What does this all mean?  Why do we shape our lives in this way, and is it because we are obeying an internal imperative?  Some of what I’m talking about is that part of an imbalance for humans, may be a separation from some internal ways we can self-soothe, and find balance in our psyche in the act of doing something that is creative, even if temporary.

The grieving person who begins to build Lego masterpieces is bringing a shape and expression to their grief, just as an artist like Andy Goldsworthy is simply playing in nature and expressing something internal that may come from a different expressive place that touches into the more ancient practices of shaping the world. Perhaps we can look to the Buddhist monks who create beautiful Mandalas of sand only to wipe them away – speaking to the impermanent nature of life, while also acknowledging a deep meditative connection to something bigger.

Andy Goldsworthy works with things found in nature.
Andy Goldsworthy

Perhaps there is comfort in finding patterns and shape to our lives, whether it’s baking or exercising. We shape our lives rather than having our lives shaped by social media, the 24/7 news cycle, or the 9-5 workday.   By inviting in our own ways of shaping our lives, we can tend to something that may soothe us, in ways we don’t quite understand.  We feed ourselves and find connection, rather than isolate and constrain ourselves.

We can also think of the bigger shape of our life and what we are trying to bring in.

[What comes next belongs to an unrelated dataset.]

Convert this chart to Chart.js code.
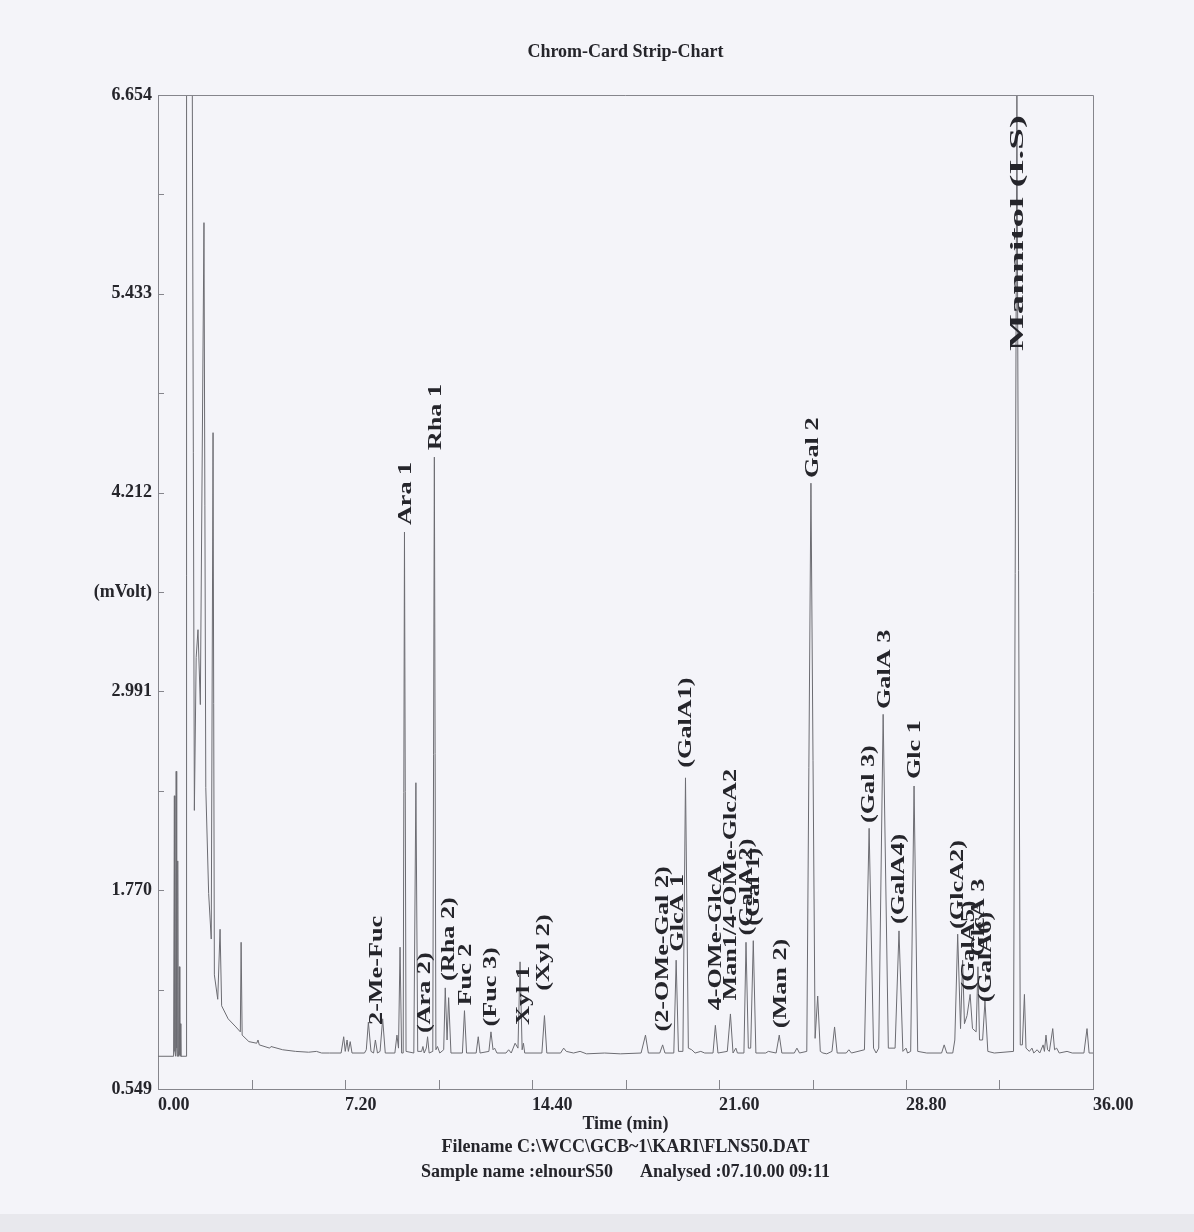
<!DOCTYPE html>
<html>
<head>
<meta charset="utf-8">
<title>Chrom-Card Strip-Chart</title>
<script src="https://cdn.jsdelivr.net/npm/chart.js@4.4.0/dist/chart.umd.min.js"></script>
<style>
  html, body { margin: 0; padding: 0; background: #f4f4f9; }
  #wrap { position: relative; width: 1194px; height: 1232px; overflow: hidden; }
  #band { position: absolute; left: 0; top: 1214px; width: 1194px; height: 18px; background: #e8e8ed; }
</style>
</head>
<body>
<div id="wrap">
  <canvas id="chromChart" width="1194" height="1232"></canvas>
  <div id="band"></div>
</div>
<script>
// detector trace (time in min, signal in mVolt)
const traceTime = [
  0.00, 0.60, 0.63, 0.65, 0.68, 0.70, 0.72, 0.74, 0.76, 0.78, 0.80, 0.82, 0.84, 0.86, 0.88, 1.08,
  1.10, 1.28, 1.40, 1.47, 1.54, 1.63, 1.77, 1.84, 1.95, 2.05, 2.12, 2.17, 2.30, 2.39, 2.45, 2.70,
  3.00, 3.17, 3.20, 3.24, 3.50, 3.80, 3.85, 3.90, 4.30, 4.35, 4.80, 5.30, 5.80, 6.10, 6.30, 6.60,
  7.05, 7.15, 7.21, 7.28, 7.33, 7.40, 7.47, 7.95, 8.02, 8.10, 8.20, 8.30, 8.37, 8.45, 8.55, 8.65,
  8.75, 9.12, 9.20, 9.26, 9.32, 9.38, 9.44, 9.49, 9.55, 9.85, 9.93, 10.00, 10.15, 10.20, 10.25, 10.33,
  10.38, 10.44, 10.58, 10.64, 10.70, 10.76, 10.85, 11.00, 11.06, 11.13, 11.19, 11.28, 11.72, 11.80, 11.88, 12.25,
  12.33, 12.40, 12.74, 12.82, 12.90, 12.96, 13.05, 13.40, 13.50, 13.60, 13.75, 13.86, 13.94, 14.02, 14.07, 14.12,
  14.78, 14.88, 14.97, 15.50, 15.62, 15.72, 16.00, 16.25, 16.50, 17.20, 17.80, 18.60, 18.77, 18.88, 19.32, 19.43,
  19.52, 19.86, 19.95, 20.04, 20.21, 20.31, 20.42, 20.55, 20.68, 20.90, 21.05, 21.37, 21.46, 21.56, 21.92, 22.04,
  22.14, 22.25, 22.31, 22.56, 22.64, 22.73, 22.82, 22.92, 23.02, 23.40, 23.50, 23.80, 23.92, 24.02, 24.50, 24.60,
  24.70, 24.98, 25.14, 25.30, 25.40, 25.50, 25.60, 25.75, 25.95, 26.05, 26.15, 26.50, 26.60, 26.70, 27.20, 27.38,
  27.55, 27.65, 27.75, 27.92, 28.12, 28.38, 28.53, 28.68, 28.80, 28.86, 28.98, 29.11, 29.25, 29.60, 30.17, 30.27,
  30.37, 30.60, 30.68, 30.79, 30.90, 30.98, 31.05, 31.15, 31.27, 31.36, 31.50, 31.57, 31.63, 31.75, 31.84, 31.95,
  32.20, 32.94, 33.07, 33.20, 33.28, 33.36, 33.42, 33.55, 33.65, 33.72, 33.85, 33.95, 34.08, 34.13, 34.19, 34.25,
  34.32, 34.45, 34.52, 34.60, 34.70, 35.00, 35.20, 35.65, 35.77, 35.85, 36.00
];
const traceMv = [
  0.75, 0.75, 2.35, 0.78, 0.75, 2.50, 0.80, 0.75, 1.95, 0.78, 0.75, 1.30, 0.76, 0.95, 0.75, 0.75,
  9.00, 9.00, 2.26, 3.20, 3.37, 2.91, 5.87, 2.40, 1.75, 1.47, 4.58, 1.25, 1.10, 1.53, 1.06, 0.98,
  0.93, 0.90, 1.45, 0.88, 0.84, 0.83, 0.85, 0.82, 0.80, 0.81, 0.79, 0.78, 0.775, 0.78, 0.77, 0.77,
  0.77, 0.87, 0.78, 0.85, 0.78, 0.84, 0.77, 0.77, 0.79, 0.96, 0.78, 0.77, 0.85, 0.77, 0.78, 0.98,
  0.77, 0.77, 0.88, 0.80, 1.42, 0.77, 0.77, 3.97, 0.78, 0.77, 2.43, 0.78, 0.78, 0.81, 0.77, 0.80,
  0.87, 0.77, 0.78, 4.43, 0.79, 0.81, 0.77, 0.79, 1.17, 0.85, 1.11, 0.77, 0.77, 1.03, 0.77, 0.77,
  0.87, 0.77, 0.78, 0.90, 0.79, 0.80, 0.77, 0.77, 0.79, 0.77, 0.83, 0.80, 1.33, 0.79, 0.83, 0.77,
  0.77, 1.00, 0.77, 0.77, 0.80, 0.78, 0.77, 0.78, 0.765, 0.77, 0.765, 0.77, 0.88, 0.77, 0.77, 0.82,
  0.77, 0.77, 1.34, 0.78, 0.78, 2.46, 0.80, 0.79, 0.77, 0.78, 0.77, 0.77, 0.94, 0.77, 0.78, 1.01,
  0.77, 0.80, 0.77, 0.77, 1.45, 0.80, 0.80, 1.46, 0.77, 0.77, 0.78, 0.77, 0.88, 0.77, 0.77, 0.80,
  0.77, 0.78, 4.27, 0.86, 1.12, 0.78, 0.77, 0.765, 0.78, 0.93, 0.77, 0.77, 0.79, 0.77, 0.79, 2.15,
  0.80, 0.77, 0.80, 2.85, 0.80, 0.80, 1.52, 0.78, 0.80, 0.77, 0.78, 2.41, 0.78, 0.77, 0.77, 0.82,
  0.77, 0.77, 0.85, 1.50, 0.92, 1.34, 0.95, 1.00, 1.13, 0.92, 0.90, 1.30, 0.85, 0.85, 1.09, 0.78,
  0.77, 0.78, 6.65, 0.82, 0.82, 1.13, 0.80, 0.78, 0.80, 0.77, 0.79, 0.77, 0.82, 0.78, 0.88, 0.79,
  0.78, 0.92, 0.79, 0.80, 0.77, 0.78, 0.77, 0.77, 0.92, 0.77, 0.77
];

// peak annotations: name, time of the label column, signal where the text starts
const peakNames = [
  '2-Me-Fuc', 'Ara 1', '(Ara 2)', 'Rha 1', '(Rha 2)', 'Fuc 2', '(Fuc 3)', 'Xyl 1', '(Xyl 2)',
  '(2-OMe-Gal 2)', 'GlcA 1', '(GalA1)', '4-OMe-GlcA', 'Man1/4-OMe-GlcA2', '(GalA 2)', '(Gal 1)', '(Man 2)',
  'Gal 2', '(Gal 3)', 'GalA 3', '(GalA4)', 'Glc 1', '(GlcA2)', '(GalA5)', 'GlcA 3', '(GalA6)', 'Mannitol (I.S)'
];
const peakTimes = [
  8.43, 9.55, 10.28, 10.70, 11.20, 11.86, 12.82, 14.09, 14.86,
  19.44, 20.02, 20.33, 21.49, 22.06, 22.68, 22.95, 23.99,
  25.22, 27.38, 27.99, 28.53, 29.15, 30.80, 31.23, 31.61, 31.88, 33.11
];
const peakLabelMv = [
  0.93, 4.00, 0.88, 4.46, 1.20, 1.05, 0.92, 0.93, 1.14,
  0.89, 1.38, 2.51, 1.02, 1.08, 1.48, 1.54, 0.91,
  4.29, 2.17, 2.87, 1.55, 2.44, 1.52, 1.14, 1.35, 1.07, 5.07
];

// axis ticks
const yTickValues = [0.549, 1.1595, 1.770, 2.3805, 2.991, 3.6015, 4.212, 4.8225, 5.433, 6.0435, 6.654];
const yTickLabels = ['0.549', '', '1.770', '', '2.991', '(mVolt)', '4.212', '', '5.433', '', '6.654'];
const xTickValues = [0, 3.6, 7.2, 10.8, 14.4, 18, 21.6, 25.2, 28.8, 32.4, 36];
const xTickLabels = ['0.00', '', '7.20', '', '14.40', '', '21.60', '', '28.80', '', '36.00'];

const inkColor = '#25252b';
const axisColor = '#85858c';
const traceColor = '#6c6c72';
const serif = 'Liberation Serif, Times New Roman, serif';

const chromPoints = traceTime.map((t, i) => ({ x: t, y: traceMv[i] }));

// tick marks point into the plot, box closed on top and right, peak names
const stripDecor = {
  id: 'stripDecor',
  afterDatasetsDraw(chart) {
    const { ctx, chartArea: a, scales: { x, y } } = chart;
    ctx.save();
    ctx.strokeStyle = axisColor;
    ctx.lineWidth = 1;
    ctx.beginPath();
    ctx.moveTo(a.left, a.top + 0.5);
    ctx.lineTo(a.right + 0.5, a.top + 0.5);
    ctx.lineTo(a.right + 0.5, a.bottom);
    yTickValues.forEach(v => {
      const py = Math.round(y.getPixelForValue(v)) + 0.5;
      ctx.moveTo(a.left, py);
      ctx.lineTo(a.left + 6, py);
    });
    xTickValues.forEach(v => {
      const px = Math.round(x.getPixelForValue(v)) + 0.5;
      ctx.moveTo(px, a.bottom);
      ctx.lineTo(px, a.bottom - 9);
    });
    ctx.stroke();

    // the plotter prints the names long and narrow
    ctx.fillStyle = inkColor;
    ctx.font = 'bold 19px ' + serif;
    ctx.textAlign = 'left';
    ctx.textBaseline = 'middle';
    peakNames.forEach((name, i) => {
      const stretch = name.startsWith('Mannitol') ? 2.05 : 1.38;
      ctx.save();
      ctx.translate(x.getPixelForValue(peakTimes[i]), y.getPixelForValue(peakLabelMv[i]));
      ctx.rotate(-Math.PI / 2);
      ctx.scale(stretch, 1);
      ctx.fillText(name, 2 / stretch, 0);
      ctx.restore();
    });
    ctx.restore();
  }
};

new Chart(document.getElementById('chromChart').getContext('2d'), {
  type: 'line',
  data: {
    datasets: [{
      data: chromPoints,
      borderColor: traceColor,
      borderWidth: 1,
      pointRadius: 0,
      tension: 0,
      fill: false
    }]
  },
  options: {
    responsive: false,
    animation: false,
    events: [],
    layout: { padding: { left: 60, right: 101, top: 0, bottom: 0 } },
    plugins: {
      legend: { display: false },
      tooltip: { enabled: false },
      title: {
        display: true,
        fullSize: false,
        text: 'Chrom-Card Strip-Chart',
        color: inkColor,
        font: { family: serif, size: 18, weight: 'bold', lineHeight: 1.2 },
        padding: { top: 42, bottom: 31.4 }
      },
      subtitle: {
        display: true,
        fullSize: false,
        position: 'bottom',
        text: ['Filename C:\\WCC\\GCB~1\\KARI\\FLNS50.DAT', 'Sample name :elnourS50      Analysed :07.10.00 09:11'],
        color: inkColor,
        font: { family: serif, size: 18, weight: 'bold', lineHeight: 25 / 18 },
        padding: { top: 0, bottom: 47 }
      }
    },
    scales: {
      x: {
        type: 'linear',
        min: 0,
        max: 36,
        afterBuildTicks: s => { s.ticks = xTickValues.map(v => ({ value: v })); },
        afterFit: s => { s.height = 46; },
        grid: { display: false, drawTicks: false },
        border: { display: true, color: axisColor, width: 1 },
        ticks: {
          autoSkip: false,
          maxRotation: 0,
          align: 'start',
          padding: 6,
          color: inkColor,
          font: { family: serif, size: 18, weight: 'bold', lineHeight: 1.2 },
          callback: (v, i) => xTickLabels[i]
        },
        title: {
          display: true,
          text: 'Time (min)',
          color: inkColor,
          font: { family: serif, size: 18, weight: 'bold', lineHeight: 1.2 },
          padding: { top: 0, bottom: 0 }
        }
      },
      y: {
        type: 'linear',
        min: 0.549,
        max: 6.654,
        afterBuildTicks: s => { s.ticks = yTickValues.map(v => ({ value: v })); },
        afterFit: s => { s.width = 98; },
        grid: { display: false, drawTicks: false },
        border: { display: true, color: axisColor, width: 1 },
        ticks: {
          autoSkip: false,
          padding: 6,
          color: inkColor,
          font: { family: serif, size: 18, weight: 'bold', lineHeight: 1.2 },
          callback: (v, i) => yTickLabels[i]
        }
      }
    }
  },
  plugins: [stripDecor]
});
</script>
</body>
</html>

What do we imagine our life can become while we are here? Can we find ways that amplify our natural need to connect and interact? Can we identify the coping mechanisms and instead go toward strategies to shape our lives and our internal lives? Can you acknowledge that simple every day acts of folding laundry, listening to music, and being present for your kids are also shaping your life, and theirs?

Each act of shaping may have the potential for bringing connection and meaning to our lives and finding the beauty in impermanence.